You can use this practice to ground yourself,
Nurture self-confidence,
And reconnect to your innate self.
Find a comfortable seat and let your gaze become soft.
Place your hands on your low belly and center your attention to your Hara point approximately two to three finger widths below your navel and back towards the spine.
Envision this point as having a root,
A nucleus,
As well as a flower that shines outward.
First,
Inhale into the low belly so that you feel it suction back,
Almost like drinking fluid from a straw or working a pump.
You're suctioning earth chi from Hara at the navel to feed into the Hara pool.
When you exhale,
Use your breath to widen Hara's circumference,
Exhaling into the Hara pool so that it expands,
Feeding all the surrounding rivers.
On the inhale,
You'll feel your diaphragm drop as your lungs fill.
This grows the circulation of chi at Hara.

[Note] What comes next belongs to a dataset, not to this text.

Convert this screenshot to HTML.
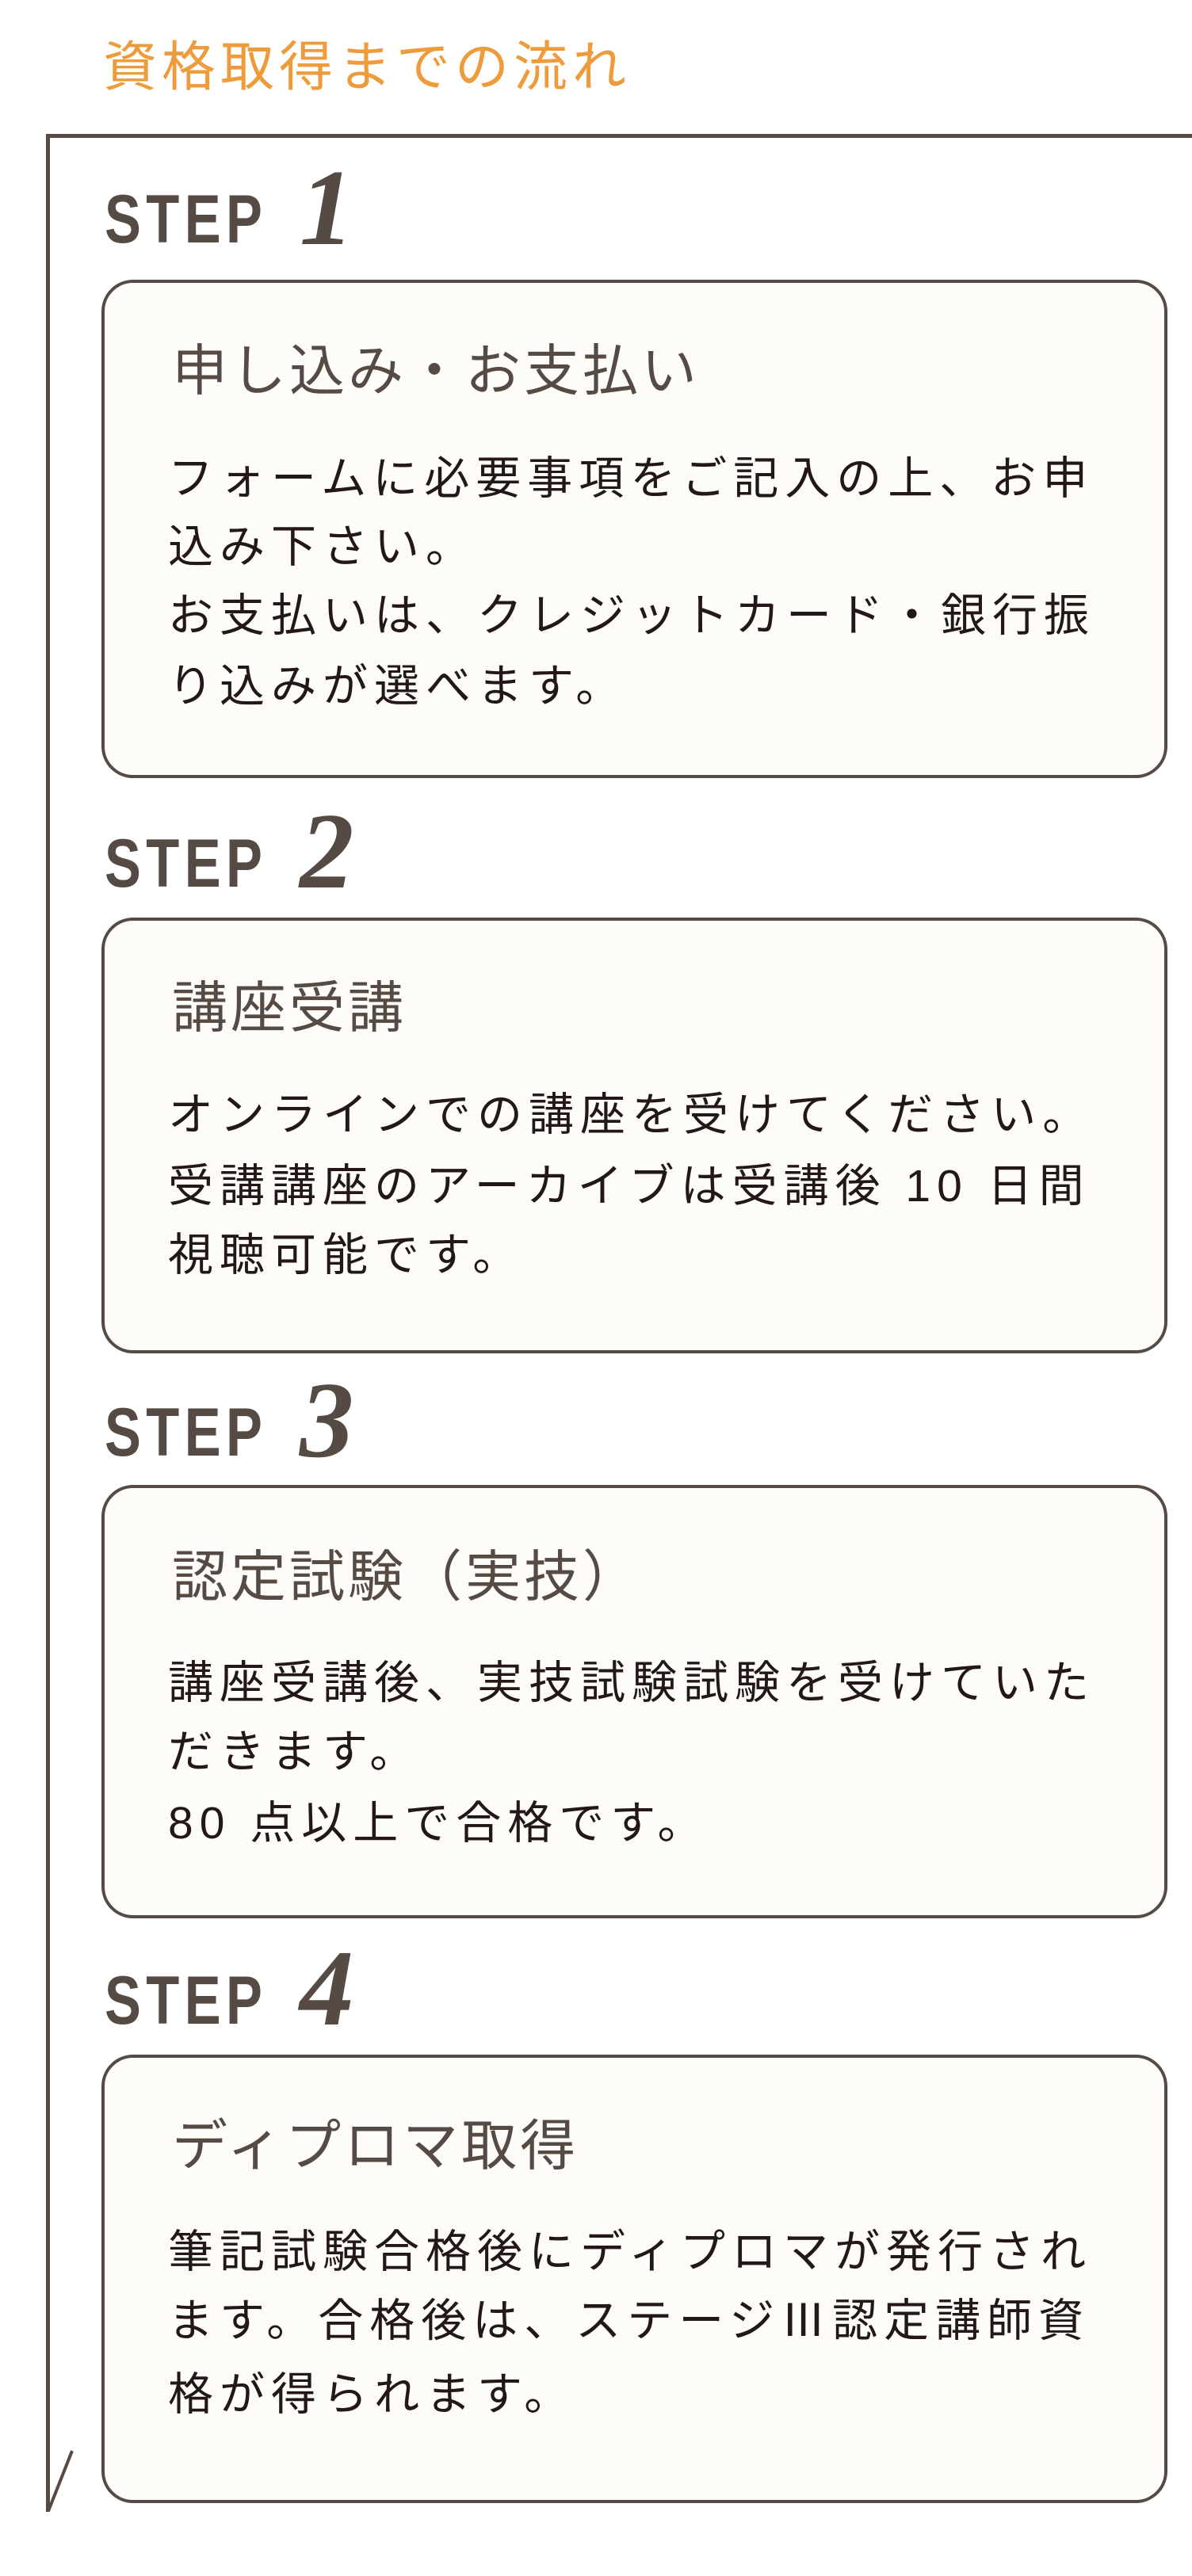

Then exhale and expand the sphere of Hara at the low belly.
Allow Hara to radiate outward in all directions like a glowing orb of light.
Again,
Inhale,
Draw into the chi belly as the low belly draws back towards your sacrum.
Then exhale to expand Hara's sphere outward once more.
Explore this for a few rounds of breath before taking this to a more subtle body practice.
For that,
We will now reverse the direction of our breath and energy.
Keep your hands on your low belly and instead let the belly expand with the inhale.
So no longer drawing back,
But now opening outward.
But the pinpoint nucleus of Hara's center,
The very root,
Will draw back towards the spine.
So inhale,
Your stomach goes soft into your hands,
But you draw back from behind the navel so chi can spread at Hara's base.
You might think of a lighthouse or a flashlight where the light is brighter at the origin,
But it expands outward to illuminate.
And this way now for several rounds,
Finding how spacious and nourishing Hara really is.